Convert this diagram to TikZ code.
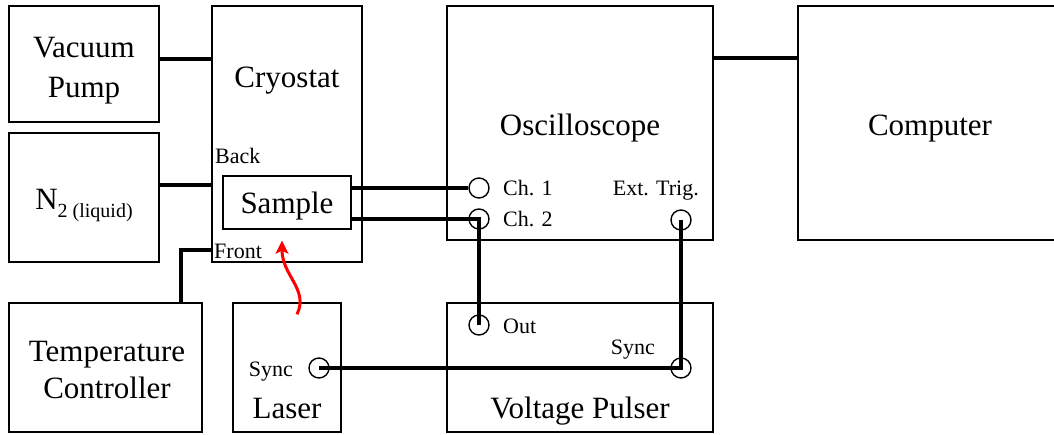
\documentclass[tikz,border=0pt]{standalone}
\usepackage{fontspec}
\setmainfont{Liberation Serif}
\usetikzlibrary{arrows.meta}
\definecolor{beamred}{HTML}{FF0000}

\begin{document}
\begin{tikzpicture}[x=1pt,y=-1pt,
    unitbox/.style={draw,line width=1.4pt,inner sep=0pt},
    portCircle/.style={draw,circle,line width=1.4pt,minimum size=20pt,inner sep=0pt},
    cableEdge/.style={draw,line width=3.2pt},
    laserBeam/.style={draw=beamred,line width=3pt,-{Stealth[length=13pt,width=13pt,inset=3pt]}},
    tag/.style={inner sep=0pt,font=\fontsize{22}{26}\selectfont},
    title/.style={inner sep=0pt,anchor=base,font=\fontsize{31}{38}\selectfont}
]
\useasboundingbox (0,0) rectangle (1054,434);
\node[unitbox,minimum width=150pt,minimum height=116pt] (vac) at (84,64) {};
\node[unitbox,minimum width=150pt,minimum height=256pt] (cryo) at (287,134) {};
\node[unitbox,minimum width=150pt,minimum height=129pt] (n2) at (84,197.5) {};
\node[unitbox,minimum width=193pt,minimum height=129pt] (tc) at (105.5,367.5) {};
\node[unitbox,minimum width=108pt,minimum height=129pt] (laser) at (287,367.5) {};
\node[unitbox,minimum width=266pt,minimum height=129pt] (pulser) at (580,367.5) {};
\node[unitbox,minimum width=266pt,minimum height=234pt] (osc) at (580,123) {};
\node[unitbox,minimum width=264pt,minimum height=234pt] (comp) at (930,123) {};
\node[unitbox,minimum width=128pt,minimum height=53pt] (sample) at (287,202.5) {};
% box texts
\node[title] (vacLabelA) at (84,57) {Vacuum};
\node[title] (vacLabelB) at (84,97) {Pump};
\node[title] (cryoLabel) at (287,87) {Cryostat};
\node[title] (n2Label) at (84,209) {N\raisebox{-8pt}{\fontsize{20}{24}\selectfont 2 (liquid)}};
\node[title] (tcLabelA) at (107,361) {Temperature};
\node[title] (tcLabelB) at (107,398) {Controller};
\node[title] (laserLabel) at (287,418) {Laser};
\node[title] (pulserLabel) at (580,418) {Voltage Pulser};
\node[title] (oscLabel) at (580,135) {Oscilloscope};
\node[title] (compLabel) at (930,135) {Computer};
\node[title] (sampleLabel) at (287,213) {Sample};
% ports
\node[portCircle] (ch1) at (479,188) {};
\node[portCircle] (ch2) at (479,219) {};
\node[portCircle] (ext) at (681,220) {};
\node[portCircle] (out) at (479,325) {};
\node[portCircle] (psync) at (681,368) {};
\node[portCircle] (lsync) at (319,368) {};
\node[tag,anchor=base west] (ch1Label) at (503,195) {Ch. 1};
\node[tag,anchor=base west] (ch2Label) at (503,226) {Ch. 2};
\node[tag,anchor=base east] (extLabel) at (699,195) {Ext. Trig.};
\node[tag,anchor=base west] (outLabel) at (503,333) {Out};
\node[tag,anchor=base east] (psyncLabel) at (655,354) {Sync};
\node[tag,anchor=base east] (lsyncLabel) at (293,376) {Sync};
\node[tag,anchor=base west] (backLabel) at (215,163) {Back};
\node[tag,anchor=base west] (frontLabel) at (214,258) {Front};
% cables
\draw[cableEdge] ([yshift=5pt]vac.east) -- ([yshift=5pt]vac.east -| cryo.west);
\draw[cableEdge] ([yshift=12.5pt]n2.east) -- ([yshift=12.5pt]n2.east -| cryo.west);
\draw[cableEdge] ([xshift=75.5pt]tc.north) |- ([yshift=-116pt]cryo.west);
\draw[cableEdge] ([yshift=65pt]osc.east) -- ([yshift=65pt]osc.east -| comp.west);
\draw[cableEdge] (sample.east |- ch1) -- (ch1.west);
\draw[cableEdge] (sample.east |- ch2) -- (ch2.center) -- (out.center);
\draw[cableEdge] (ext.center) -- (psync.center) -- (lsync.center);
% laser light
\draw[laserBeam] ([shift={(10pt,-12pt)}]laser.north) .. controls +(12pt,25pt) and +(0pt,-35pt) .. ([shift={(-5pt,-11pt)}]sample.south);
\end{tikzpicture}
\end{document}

--

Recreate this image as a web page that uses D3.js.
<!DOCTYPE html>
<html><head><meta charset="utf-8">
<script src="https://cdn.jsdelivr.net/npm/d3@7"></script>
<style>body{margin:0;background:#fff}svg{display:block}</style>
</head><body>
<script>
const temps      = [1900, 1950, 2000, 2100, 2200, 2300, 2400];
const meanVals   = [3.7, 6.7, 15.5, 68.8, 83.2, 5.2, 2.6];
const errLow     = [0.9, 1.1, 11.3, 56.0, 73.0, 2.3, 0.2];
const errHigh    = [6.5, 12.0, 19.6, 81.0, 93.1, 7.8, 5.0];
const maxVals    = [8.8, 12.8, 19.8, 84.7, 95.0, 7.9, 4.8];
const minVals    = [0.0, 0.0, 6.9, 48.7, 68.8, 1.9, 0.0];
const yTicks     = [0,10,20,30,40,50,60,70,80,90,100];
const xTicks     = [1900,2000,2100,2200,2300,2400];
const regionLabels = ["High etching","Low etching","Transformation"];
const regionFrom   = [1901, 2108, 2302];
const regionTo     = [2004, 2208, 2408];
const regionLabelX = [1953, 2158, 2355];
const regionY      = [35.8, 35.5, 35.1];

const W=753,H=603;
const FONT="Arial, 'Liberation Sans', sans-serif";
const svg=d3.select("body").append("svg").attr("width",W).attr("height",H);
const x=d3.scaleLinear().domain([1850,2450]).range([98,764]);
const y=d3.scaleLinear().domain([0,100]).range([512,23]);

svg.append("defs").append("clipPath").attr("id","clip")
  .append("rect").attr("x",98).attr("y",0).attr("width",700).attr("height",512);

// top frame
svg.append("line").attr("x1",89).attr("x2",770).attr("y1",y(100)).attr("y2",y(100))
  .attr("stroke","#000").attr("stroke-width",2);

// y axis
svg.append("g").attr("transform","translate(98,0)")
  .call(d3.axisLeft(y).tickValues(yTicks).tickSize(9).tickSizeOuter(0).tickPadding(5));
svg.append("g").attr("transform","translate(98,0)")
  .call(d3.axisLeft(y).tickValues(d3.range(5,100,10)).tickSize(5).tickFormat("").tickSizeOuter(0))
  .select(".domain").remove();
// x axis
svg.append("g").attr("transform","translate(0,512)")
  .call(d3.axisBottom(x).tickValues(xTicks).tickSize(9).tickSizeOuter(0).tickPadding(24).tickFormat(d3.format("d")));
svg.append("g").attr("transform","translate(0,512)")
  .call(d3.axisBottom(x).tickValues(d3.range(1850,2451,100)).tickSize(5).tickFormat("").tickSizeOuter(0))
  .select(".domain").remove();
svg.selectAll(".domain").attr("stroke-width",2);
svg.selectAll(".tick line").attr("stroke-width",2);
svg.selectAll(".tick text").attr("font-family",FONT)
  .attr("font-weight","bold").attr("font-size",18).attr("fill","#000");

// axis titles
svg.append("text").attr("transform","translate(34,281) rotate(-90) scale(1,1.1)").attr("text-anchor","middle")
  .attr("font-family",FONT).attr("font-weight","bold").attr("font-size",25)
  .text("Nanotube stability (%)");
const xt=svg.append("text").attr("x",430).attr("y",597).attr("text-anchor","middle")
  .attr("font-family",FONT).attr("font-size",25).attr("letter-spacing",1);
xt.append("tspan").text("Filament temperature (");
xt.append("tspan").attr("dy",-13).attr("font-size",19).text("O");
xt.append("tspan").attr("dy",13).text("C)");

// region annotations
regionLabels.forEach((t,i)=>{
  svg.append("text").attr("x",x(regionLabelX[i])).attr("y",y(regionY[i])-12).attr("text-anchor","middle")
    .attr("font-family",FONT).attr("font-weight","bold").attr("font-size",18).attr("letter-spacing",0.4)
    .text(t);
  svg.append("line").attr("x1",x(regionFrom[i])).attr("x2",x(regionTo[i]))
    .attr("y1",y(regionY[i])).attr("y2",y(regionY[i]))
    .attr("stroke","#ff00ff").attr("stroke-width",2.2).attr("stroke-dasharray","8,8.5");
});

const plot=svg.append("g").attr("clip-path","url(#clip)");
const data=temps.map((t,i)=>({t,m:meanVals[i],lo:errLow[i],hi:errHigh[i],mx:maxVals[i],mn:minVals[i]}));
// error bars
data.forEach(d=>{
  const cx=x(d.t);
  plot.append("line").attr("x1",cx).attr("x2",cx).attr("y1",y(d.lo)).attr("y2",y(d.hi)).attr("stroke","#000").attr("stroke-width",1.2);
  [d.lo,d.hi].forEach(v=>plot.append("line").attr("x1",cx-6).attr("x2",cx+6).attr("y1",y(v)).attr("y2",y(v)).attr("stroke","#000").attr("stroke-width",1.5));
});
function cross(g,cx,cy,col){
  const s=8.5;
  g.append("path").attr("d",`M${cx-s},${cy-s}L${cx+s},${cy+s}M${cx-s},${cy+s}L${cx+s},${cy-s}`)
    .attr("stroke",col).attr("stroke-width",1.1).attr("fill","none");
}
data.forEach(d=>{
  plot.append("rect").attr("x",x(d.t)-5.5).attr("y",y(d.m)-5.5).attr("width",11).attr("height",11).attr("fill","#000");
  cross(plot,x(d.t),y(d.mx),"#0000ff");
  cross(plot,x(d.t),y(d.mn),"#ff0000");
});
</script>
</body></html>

### [What the exercise asks]
Give the count of lines in the data shown above that contain "this", and nothing else.

### [Response to the exercise]
2